Today phrases like “dire” are being thrown at City – nothing is ever as bad or as good as reactionary opinion says – but after the round of League Two matches on the evening the Bantams sit in a play-off place in seventh four points off the lead and two off an automatic promotion slot while some supporters are saying that the Bantams are doomed to another season in this bottom division. One doubts that Gillingham and Darlington fans – whom have both got results from City in the last four days – are considering all to be lost and they fill the two positions below us.

Like the team of 1998/1999 Stuart McCall’s team need to build the confidence to minimise defeats and the mental strength to move on to the next three points which are no less available the next time the team takes they field as a second head is on a coin that has just flipped a first.

It is somewhat upsetting though that those players have to build that confidence without the assistance of supporters who are so used to negativity that they look at a play-off place as being an indication that the team will not be promoted.

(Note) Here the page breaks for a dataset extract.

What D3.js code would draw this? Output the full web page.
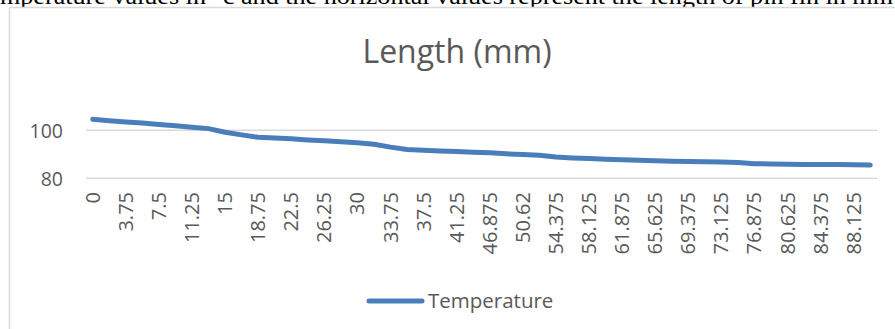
<!DOCTYPE html>
<html>
<head>
<meta charset="utf-8">
<script src="https://cdn.jsdelivr.net/npm/d3@7"></script>
<style>
  html, body { margin: 0; padding: 0; background: #fff; overflow: hidden; }
  svg { display: block; }
</style>
</head>
<body>
<svg id="chart" width="895" height="329"></svg>
<script>
// Pin fin length along the fin (mm) and the temperature at each station
const lengths = [
  "0", "1.875", "3.75", "5.625", "7.5", "9.375", "11.25", "13.125",
  "15", "16.875", "18.75", "20.625", "22.5", "24.375", "26.25", "28.125",
  "30", "31.875", "33.75", "35.625", "37.5", "39.375", "41.25", "43.125",
  "46.875", "48.75", "50.62", "52.5", "54.375", "56.25", "58.125", "60",
  "61.875", "63.75", "65.625", "67.5", "69.375", "71.25", "73.125", "75",
  "76.875", "78.75", "80.625", "82.5", "84.375", "86.25", "88.125", "90"
];
const temperature = [
  104.6, 104.0, 103.5, 103.0, 102.4, 101.9, 101.3, 100.7,
  99.2, 98.1, 97.1, 96.8, 96.5, 96.0, 95.6, 95.2,
  94.8, 94.2, 93.0, 92.0, 91.7, 91.4, 91.2, 90.9,
  90.6, 90.2, 89.9, 89.6, 88.9, 88.5, 88.2, 87.9,
  87.7, 87.5, 87.3, 87.1, 87.0, 86.9, 86.8, 86.6,
  86.1, 86.0, 85.9, 85.8, 85.7, 85.7, 85.6, 85.5
];
const yTicks = [80, 100];
const seriesName = "Temperature";
const chartTitle = "Length (mm)";
const captionText = "mperature values in \u00B0c and the horizontal values represent the length of pin fin in mm";

const svg = d3.select("#chart");
const lineColor = "#4a7ebb";
const textColor = "#595959";
const gridColor = "#d9d9d9";
const font = "'Open Sans', 'Noto Sans', sans-serif";

// Caption line of the surrounding document, clipped at the top edge
svg.append("text")
  .attr("x", 0).attr("y", 4)
  .attr("font-family", "'Liberation Serif', 'Times New Roman', serif")
  .attr("font-size", 23)
  .attr("fill", "#000")
  .attr("textLength", 893)
  .attr("lengthAdjust", "spacingAndGlyphs")
  .text(captionText);

// Chart frame
svg.append("rect")
  .attr("x", 9.5).attr("y", 7.5)
  .attr("width", 900).attr("height", 340)
  .attr("fill", "#fff")
  .attr("stroke", gridColor)
  .attr("stroke-width", 1.5);

// Title
svg.append("text")
  .attr("x", 457).attr("y", 63)
  .attr("text-anchor", "middle")
  .attr("font-family", font)
  .attr("font-size", 32)
  .attr("fill", textColor)
  .text(chartTitle);

const x = d3.scaleBand().domain(lengths).range([84.5, 878.5]);
const y = d3.scaleLinear().domain([80, 100]).range([178.3, 130.3]);
const cx = d => x(d) + x.bandwidth() / 2;

// Horizontal gridlines
svg.append("g")
  .selectAll("line")
  .data(yTicks)
  .join("line")
  .attr("x1", 86).attr("x2", 877)
  .attr("y1", d => y(d)).attr("y2", d => y(d))
  .attr("stroke", gridColor)
  .attr("stroke-width", 1.6);

// Y axis labels
const yAxis = d3.axisLeft(y).tickValues(yTicks).tickSize(0).tickPadding(0);
const yg = svg.append("g").attr("transform", "translate(63,0)").call(yAxis);
yg.select(".domain").remove();
yg.selectAll("text")
  .attr("font-family", font)
  .attr("font-size", 19.5)
  .attr("fill", textColor)
  .attr("dy", "0.35em");

// X axis labels, every other category, rotated
const xAxis = d3.axisBottom(x)
  .tickValues(lengths.filter((d, i) => i % 2 === 0))
  .tickSize(0).tickPadding(0);
const xg = svg.append("g").attr("transform", "translate(0,192)").call(xAxis);
xg.select(".domain").remove();
xg.selectAll("text")
  .attr("font-family", font)
  .attr("font-size", 20)
  .attr("fill", textColor)
  .attr("text-anchor", "end")
  .attr("transform", "rotate(-90)")
  .attr("x", 0)
  .attr("y", 0)
  .attr("dy", "0.35em");

// Temperature line
const line = d3.line()
  .x((d, i) => cx(lengths[i]))
  .y(d => y(d));
svg.append("path")
  .datum(temperature)
  .attr("d", line)
  .attr("fill", "none")
  .attr("stroke", lineColor)
  .attr("stroke-width", 5)
  .attr("stroke-linejoin", "round")
  .attr("stroke-linecap", "round");

// Legend
const lg = svg.append("g").attr("transform", "translate(0,301)");
lg.append("line")
  .attr("x1", 369).attr("x2", 422)
  .attr("y1", 0).attr("y2", 0)
  .attr("stroke", lineColor)
  .attr("stroke-width", 5)
  .attr("stroke-linecap", "round");
lg.append("text")
  .attr("x", 428).attr("y", 0)
  .attr("dy", "0.35em")
  .attr("font-family", font)
  .attr("font-size", 20.5)
  .attr("fill", textColor)
  .text(seriesName);
</script>
</body>
</html>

Perhaps it is a self-fulfilling prophecy? Certainly no one could accuse you of looking at the situation with rose tinted glasses if you suggested that a team that is in the play-offs might get promoted.

Why predict at all? Barry Davies would not have because the game is at its heart unpredictable – yes Hull City we mean you – and to be honest saying that a club will not get promoted is a little like betting that any given horse will not win the Grand National. It sounds smarter than it is.

Where did this negativity come from? Why has it taken a grip at Valley Parade and all over football? Moreover though why is it that when given to predictions supporters indulge in this negativity?

Why not look at these six games as the blip and the six before as common form?